• **Materials provided**:
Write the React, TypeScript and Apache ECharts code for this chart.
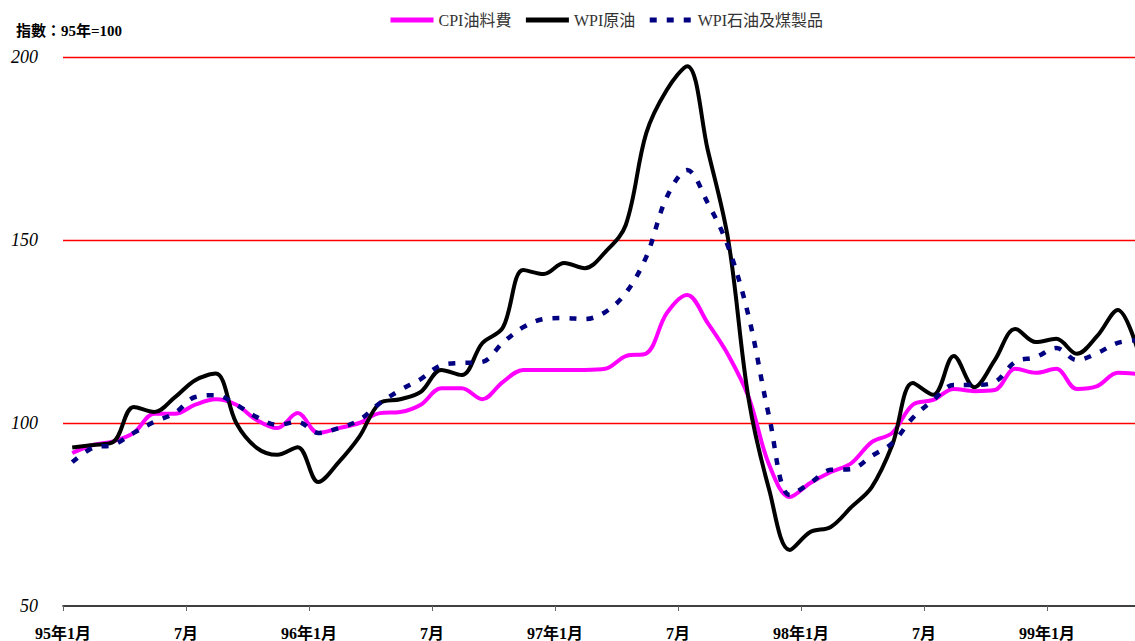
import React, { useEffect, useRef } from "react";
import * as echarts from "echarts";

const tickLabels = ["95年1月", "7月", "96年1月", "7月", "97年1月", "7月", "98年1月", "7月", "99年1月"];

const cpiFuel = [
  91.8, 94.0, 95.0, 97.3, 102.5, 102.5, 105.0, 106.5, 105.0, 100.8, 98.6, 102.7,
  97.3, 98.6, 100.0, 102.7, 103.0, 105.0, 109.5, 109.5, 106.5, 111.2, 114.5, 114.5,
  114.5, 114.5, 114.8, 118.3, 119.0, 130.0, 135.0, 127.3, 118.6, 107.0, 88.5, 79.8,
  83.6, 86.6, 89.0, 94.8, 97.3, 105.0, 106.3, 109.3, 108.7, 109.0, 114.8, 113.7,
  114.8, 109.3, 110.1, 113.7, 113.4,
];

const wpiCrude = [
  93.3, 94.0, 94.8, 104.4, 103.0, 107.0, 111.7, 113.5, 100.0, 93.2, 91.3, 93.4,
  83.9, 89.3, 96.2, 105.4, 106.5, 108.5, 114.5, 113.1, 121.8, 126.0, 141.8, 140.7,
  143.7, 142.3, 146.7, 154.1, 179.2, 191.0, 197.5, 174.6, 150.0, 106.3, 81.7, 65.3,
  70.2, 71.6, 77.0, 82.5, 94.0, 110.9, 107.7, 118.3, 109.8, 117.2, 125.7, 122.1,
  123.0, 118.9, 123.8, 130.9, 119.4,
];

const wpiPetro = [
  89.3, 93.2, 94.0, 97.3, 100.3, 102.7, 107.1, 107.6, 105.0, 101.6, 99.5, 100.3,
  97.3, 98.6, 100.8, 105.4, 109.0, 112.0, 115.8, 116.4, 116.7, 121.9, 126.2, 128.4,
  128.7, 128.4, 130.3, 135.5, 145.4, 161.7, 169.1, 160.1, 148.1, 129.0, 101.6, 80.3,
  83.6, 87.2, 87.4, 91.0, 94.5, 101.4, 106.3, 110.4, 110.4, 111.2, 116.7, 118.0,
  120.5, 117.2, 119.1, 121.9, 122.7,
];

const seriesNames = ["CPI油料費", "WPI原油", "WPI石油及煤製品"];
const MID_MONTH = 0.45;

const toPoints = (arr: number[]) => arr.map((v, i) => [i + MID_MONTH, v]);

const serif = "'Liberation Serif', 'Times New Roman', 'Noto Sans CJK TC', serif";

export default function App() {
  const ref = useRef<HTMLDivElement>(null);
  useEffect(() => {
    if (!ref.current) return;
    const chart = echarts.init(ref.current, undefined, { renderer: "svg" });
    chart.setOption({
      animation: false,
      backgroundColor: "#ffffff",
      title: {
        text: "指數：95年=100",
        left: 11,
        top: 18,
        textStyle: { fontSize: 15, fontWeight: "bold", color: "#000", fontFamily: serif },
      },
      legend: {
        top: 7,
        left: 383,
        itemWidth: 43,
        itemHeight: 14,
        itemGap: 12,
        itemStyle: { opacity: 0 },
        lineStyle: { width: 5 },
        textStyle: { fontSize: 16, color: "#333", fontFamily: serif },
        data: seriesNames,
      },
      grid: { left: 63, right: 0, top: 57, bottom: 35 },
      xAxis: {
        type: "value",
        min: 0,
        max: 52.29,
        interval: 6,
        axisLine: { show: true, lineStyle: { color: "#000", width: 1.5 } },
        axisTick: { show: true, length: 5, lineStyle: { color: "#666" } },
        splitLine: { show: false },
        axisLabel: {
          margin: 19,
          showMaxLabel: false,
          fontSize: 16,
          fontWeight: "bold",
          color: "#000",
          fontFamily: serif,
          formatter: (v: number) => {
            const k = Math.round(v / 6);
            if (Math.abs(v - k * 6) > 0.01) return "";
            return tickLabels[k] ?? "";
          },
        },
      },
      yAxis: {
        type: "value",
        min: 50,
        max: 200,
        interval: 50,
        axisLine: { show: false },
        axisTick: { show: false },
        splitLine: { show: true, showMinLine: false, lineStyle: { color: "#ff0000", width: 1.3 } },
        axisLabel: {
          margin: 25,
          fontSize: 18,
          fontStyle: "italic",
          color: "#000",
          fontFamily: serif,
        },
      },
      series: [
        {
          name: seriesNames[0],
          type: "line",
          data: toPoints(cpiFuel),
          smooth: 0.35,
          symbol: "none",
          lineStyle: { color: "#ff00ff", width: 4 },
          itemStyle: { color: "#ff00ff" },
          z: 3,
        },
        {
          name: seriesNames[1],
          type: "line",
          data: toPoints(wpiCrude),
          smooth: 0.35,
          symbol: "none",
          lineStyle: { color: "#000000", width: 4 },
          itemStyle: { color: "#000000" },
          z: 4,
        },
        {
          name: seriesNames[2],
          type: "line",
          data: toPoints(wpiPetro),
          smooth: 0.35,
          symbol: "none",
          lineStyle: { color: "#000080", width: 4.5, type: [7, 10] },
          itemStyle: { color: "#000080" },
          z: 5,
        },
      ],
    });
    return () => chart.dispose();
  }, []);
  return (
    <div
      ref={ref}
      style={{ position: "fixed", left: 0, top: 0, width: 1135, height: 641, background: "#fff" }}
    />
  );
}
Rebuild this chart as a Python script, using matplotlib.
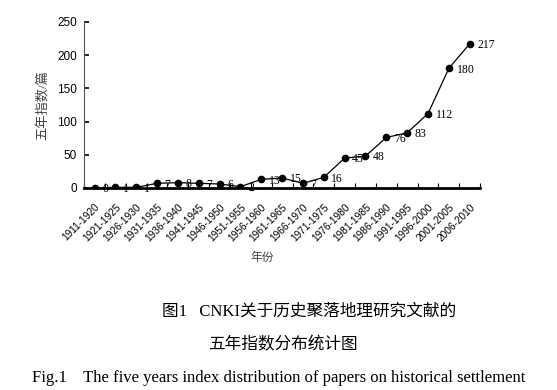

• **Exercise directions**: Return the material word for word. Pictures are not part of the copy.

• **Task response**:
Write the React, TypeScript and Apache ECharts code for this chart.
import React, { useEffect, useRef } from "react";
import * as echarts from "echarts";

const tickLabels = ["95年1月", "7月", "96年1月", "7月", "97年1月", "7月", "98年1月", "7月", "99年1月"];

const cpiFuel = [
  91.8, 94.0, 95.0, 97.3, 102.5, 102.5, 105.0, 106.5, 105.0, 100.8, 98.6, 102.7,
  97.3, 98.6, 100.0, 102.7, 103.0, 105.0, 109.5, 109.5, 106.5, 111.2, 114.5, 114.5,
  114.5, 114.5, 114.8, 118.3, 119.0, 130.0, 135.0, 127.3, 118.6, 107.0, 88.5, 79.8,
  83.6, 86.6, 89.0, 94.8, 97.3, 105.0, 106.3, 109.3, 108.7, 109.0, 114.8, 113.7,
  114.8, 109.3, 110.1, 113.7, 113.4,
];

const wpiCrude = [
  93.3, 94.0, 94.8, 104.4, 103.0, 107.0, 111.7, 113.5, 100.0, 93.2, 91.3, 93.4,
  83.9, 89.3, 96.2, 105.4, 106.5, 108.5, 114.5, 113.1, 121.8, 126.0, 141.8, 140.7,
  143.7, 142.3, 146.7, 154.1, 179.2, 191.0, 197.5, 174.6, 150.0, 106.3, 81.7, 65.3,
  70.2, 71.6, 77.0, 82.5, 94.0, 110.9, 107.7, 118.3, 109.8, 117.2, 125.7, 122.1,
  123.0, 118.9, 123.8, 130.9, 119.4,
];

const wpiPetro = [
  89.3, 93.2, 94.0, 97.3, 100.3, 102.7, 107.1, 107.6, 105.0, 101.6, 99.5, 100.3,
  97.3, 98.6, 100.8, 105.4, 109.0, 112.0, 115.8, 116.4, 116.7, 121.9, 126.2, 128.4,
  128.7, 128.4, 130.3, 135.5, 145.4, 161.7, 169.1, 160.1, 148.1, 129.0, 101.6, 80.3,
  83.6, 87.2, 87.4, 91.0, 94.5, 101.4, 106.3, 110.4, 110.4, 111.2, 116.7, 118.0,
  120.5, 117.2, 119.1, 121.9, 122.7,
];

const seriesNames = ["CPI油料費", "WPI原油", "WPI石油及煤製品"];
const MID_MONTH = 0.45;

const toPoints = (arr: number[]) => arr.map((v, i) => [i + MID_MONTH, v]);

const serif = "'Liberation Serif', 'Times New Roman', 'Noto Sans CJK TC', serif";

export default function App() {
  const ref = useRef<HTMLDivElement>(null);
  useEffect(() => {
    if (!ref.current) return;
    const chart = echarts.init(ref.current, undefined, { renderer: "svg" });
    chart.setOption({
      animation: false,
      backgroundColor: "#ffffff",
      title: {
        text: "指數：95年=100",
        left: 11,
        top: 18,
        textStyle: { fontSize: 15, fontWeight: "bold", color: "#000", fontFamily: serif },
      },
      legend: {
        top: 7,
        left: 383,
        itemWidth: 43,
        itemHeight: 14,
        itemGap: 12,
        itemStyle: { opacity: 0 },
        lineStyle: { width: 5 },
        textStyle: { fontSize: 16, color: "#333", fontFamily: serif },
        data: seriesNames,
      },
      grid: { left: 63, right: 0, top: 57, bottom: 35 },
      xAxis: {
        type: "value",
        min: 0,
        max: 52.29,
        interval: 6,
        axisLine: { show: true, lineStyle: { color: "#000", width: 1.5 } },
        axisTick: { show: true, length: 5, lineStyle: { color: "#666" } },
        splitLine: { show: false },
        axisLabel: {
          margin: 19,
          showMaxLabel: false,
          fontSize: 16,
          fontWeight: "bold",
          color: "#000",
          fontFamily: serif,
          formatter: (v: number) => {
            const k = Math.round(v / 6);
            if (Math.abs(v - k * 6) > 0.01) return "";
            return tickLabels[k] ?? "";
          },
        },
      },
      yAxis: {
        type: "value",
        min: 50,
        max: 200,
        interval: 50,
        axisLine: { show: false },
        axisTick: { show: false },
        splitLine: { show: true, showMinLine: false, lineStyle: { color: "#ff0000", width: 1.3 } },
        axisLabel: {
          margin: 25,
          fontSize: 18,
          fontStyle: "italic",
          color: "#000",
          fontFamily: serif,
        },
      },
      series: [
        {
          name: seriesNames[0],
          type: "line",
          data: toPoints(cpiFuel),
          smooth: 0.35,
          symbol: "none",
          lineStyle: { color: "#ff00ff", width: 4 },
          itemStyle: { color: "#ff00ff" },
          z: 3,
        },
        {
          name: seriesNames[1],
          type: "line",
          data: toPoints(wpiCrude),
          smooth: 0.35,
          symbol: "none",
          lineStyle: { color: "#000000", width: 4 },
          itemStyle: { color: "#000000" },
          z: 4,
        },
        {
          name: seriesNames[2],
          type: "line",
          data: toPoints(wpiPetro),
          smooth: 0.35,
          symbol: "none",
          lineStyle: { color: "#000080", width: 4.5, type: [7, 10] },
          itemStyle: { color: "#000080" },
          z: 5,
        },
      ],
    });
    return () => chart.dispose();
  }, []);
  return (
    <div
      ref={ref}
      style={{ position: "fixed", left: 0, top: 0, width: 1135, height: 641, background: "#fff" }}
    />
  );
}
Rebuild this chart as a Python script, using matplotlib.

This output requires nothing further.